Single by Idoling!!!
- Released: March 2, 2011
- Genre: Japanese pop
- Length: 16:52 (First Press Limited Edition) 20:28 (Normal Edition)
- Label: Pony Canyon
- Songwriters: Lyrics : leonn music:Hibino Hirofumi

Idoling!!! singles chronology
| "eve" (2010) | "Yarakai Heart" (2011) | "Don't think. Feel !!!" (2011) |

Alternative cover

Alternative cover

= Yarakai Heart =

Yarakai Heart (やらかいはぁと, Yarakai Hāto) is the 15th single from Japanese idol group Idoling!!!. It reached number 4 on Oricon chart. "Yarakai Heart" used as LittleBigPlanet 2 Japanese release CM song. The coupling song "Queen Bee ~Shōjo no Jidai Kara~" used as Fuji TV Kiseki Taiken! Unbelievable ending theme song for January - March 2011 and "Konayuki ga Mau Machinami de" used as CBC Otakara Hasshin Tower DAI-NAMO ending theme song.

== Contents ==
Yarakai Heart released in three types:
- Limited A-type (CD and DVD)
- Limited B-type (CD and original QT Card)
- Normal Type (CD only)

== Track listing ==
=== CD ===

| No. | Title | Lyrics | Music | Arrangement | Length |
|---|---|---|---|---|---|
| 1. | "Yarakai Heart" (やらかいはぁと, Yarakai Hāto) | leonn | Hibino Hirofumi | Tooru Watanabe | 4:06 |
| 2. | "Queen Bee~Shōjo no Jidai Kara~" (Queen Bee〜少女の時代から〜) | leonn | HAN JAE HO, KIM SEUNG SOO | HAN JAE HO, KIM SEUNG SOO | 3:24 |
| 3. | "Konayuki ga Mau Machinami de" (粉雪が舞う街並みで) | leonn | Hibino Hirofumi | ats- | 5:16 |
| 4. | "Ichi-koi" (いち恋) | leonn | Hibino Hirofumi | Hibino Hirofumi | 3:37 |
| 5. | "Yarakai Heart (Instrumental)" |  | Hibino Hirofumi | Tooru Watanabe | 4:06 |

=== DVD ===
1. Yarakai Heart music video
2. Making of Yarakai Heart music video and CD jacket photoshoot

== Notes ==
1. "Queen Bee~Shōjo no Jidai Kara~" sung by six members with body height over 160 cm.
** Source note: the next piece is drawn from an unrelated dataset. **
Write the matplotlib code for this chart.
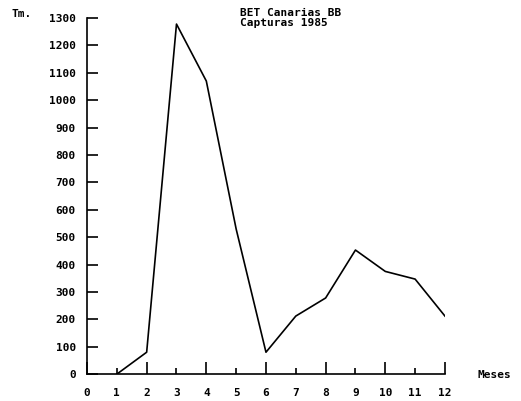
import matplotlib
matplotlib.use("Agg")
import matplotlib.pyplot as plt

# monthly catches (Tm.)
meses = [1, 2, 3, 4, 5, 6, 7, 8, 9, 10, 11, 12]
capturas = [0, 80, 1278, 1070, 530, 80, 212, 278, 453, 375, 347, 212]

x_pares = [0, 2, 4, 6, 8, 10, 12]
x_impares = [1, 3, 5, 7, 9, 11]
y_ticks = list(range(0, 1301, 100))

plt.rcParams['font.family'] = 'DejaVu Sans Mono'
plt.rcParams['font.weight'] = 'bold'

fig = plt.figure(figsize=(5.21, 4.01), dpi=100)
ax = fig.add_axes([0.167, 0.067, 0.687, 0.888])

ax.plot(meses, capturas, color='black', linewidth=1.2)

ax.set_xlim(0, 12)
ax.set_ylim(0, 1300)
ax.spines['top'].set_visible(False)
ax.spines['right'].set_visible(False)
ax.spines['left'].set_linewidth(1.2)
ax.spines['bottom'].set_linewidth(1.2)

# long ticks on even months, short on odd ones
ax.set_xticks(x_pares, [str(v) for v in x_pares])
ax.set_xticks(x_impares, [str(v) for v in x_impares], minor=True)
ax.tick_params(axis='x', which='major', direction='in', length=9, width=1.2, pad=10, labelsize=8)
ax.tick_params(axis='x', which='minor', direction='in', length=4, width=1.2, pad=10, labelsize=8)

ax.set_yticks(y_ticks, [str(v) for v in y_ticks])
ax.tick_params(axis='y', direction='in', length=8, width=1.2, pad=8, labelsize=8)

fig.text(0.023, 0.965, 'Tm.', fontsize=8, va='center')
fig.text(0.917, 0.065, 'Meses', fontsize=8, va='center')
fig.text(0.46, 0.955, 'BET Canarias BB\nCapturas 1985', fontsize=8, va='center',
         linespacing=1.0)

fig.savefig('out.png', dpi=100)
They are #3 Mai Endō, #9 Rurika Yokoyama, #15 Nao Asahi, #16 Ami Kikuchi, #19 Yurika Tachibana, and #20 Ai Ōkawa. The song is supervised by Han Jae Ho and Kim Seung Soo (Sweetune), known for their works with Korean pop group "KARA". Some parts of the lyric are written in Korean.
2. "Ichi-koi" only available on normal edition. It sung by Nao Asahi and Kaoru Gotō (Team学ラン, Team Gakuran) as the winner of Idoling!!! & Yahoo! Japan special collaboration event voted by fans.